The trick is - while shooting in this smooth rhythm, never stopping to aim - to coax the swing of the bow as it’s drawn back closer and closer to the bulls eye, and then to make minor adjustments to keep it on the bulls eye once it’s there. You can tell where to make your adjustments by keeping an eye on the target descriptor in the lower left corner, where your last shot shows how you may be drifting.
After probably dozens of hours doing this, I’ve even started to get a feel for exactly where (and whether) my shot was going to be on target as the bow drifts across that field of view. So you do develop better player skills with the bow as you’re doing this, even though I’ll fully admit I’m winning archery contests against NPCs who shoot waaaay better than I do.
The adjustments are all orientation adjustments, (right joystick), and they should be minor. You have to keep in the rhythm though, so you can’t stop to aim. Any shot you stop and bear down on takes you farther away from ‘dialing in’ to where you are just chaining one bullseye after another. I think that’s because bearing down at max draw with your bow sort of resets your stance, or maybe just sense of it. Whichever it is, if I do that I’m basically back to square one and have to start the whole ‘dialing in’ process again.
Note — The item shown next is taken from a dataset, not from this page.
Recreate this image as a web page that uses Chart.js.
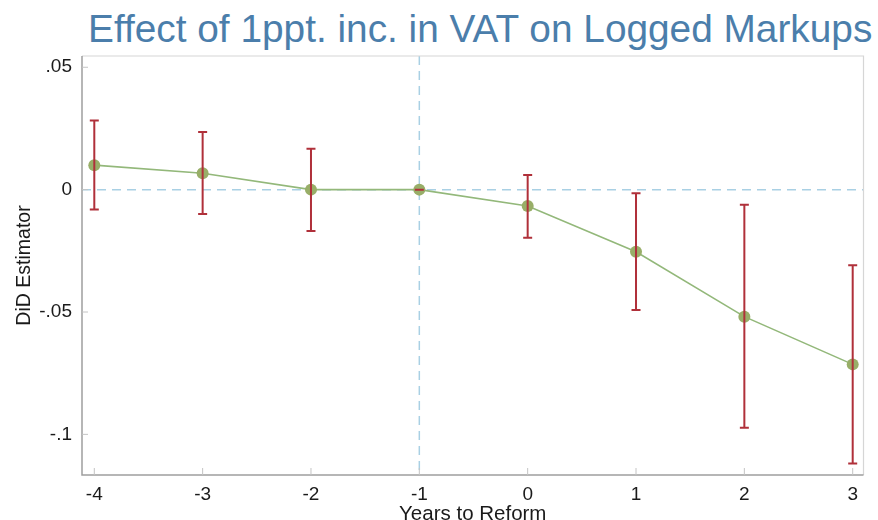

The game gives you this advantage, in that you will always get the bonus 3 points because (if you are using this technique) you will always finish first, and you win ties as well. In Master contests where it’s really a challenge, I keep my eye out for a ‘15/15’ arrows left/score. If I am ‘dialed in’ with 15 arrows left, and I have scored at least 15 points, I can’t lose unless I fumble and stop chaining bulls eyes. That’s because I have lost a maximum of 3 points off the perfect score, and because I will finish first, even if Berthold shoots a perfect round, all he can do is tie me.
So in two parts, it’s 1) Get dialed in and stay there - where it’s easy to chain bulls eyes (no aiming) and 2) Lose no more than 3 points off a perfect score while you are initially getting dialed in - and you can’t lose. If (1) isn’t happening maybe it’s time to take a break or go down a level in difficulty. But (2) is always interesting because it challenges your ability to predict where the draw arc is going to be. You have a chance before drawing back for the first shot to make an initial adjustment to your orientation. If you guess well, you might hit the bullseye and be dialed in from the first shot, and score a perfect round. If not, it may take you long enough to get ‘dialed in’ that you lose the contest.
Maybe more than you want to know about but it’s how I juice the archery contest.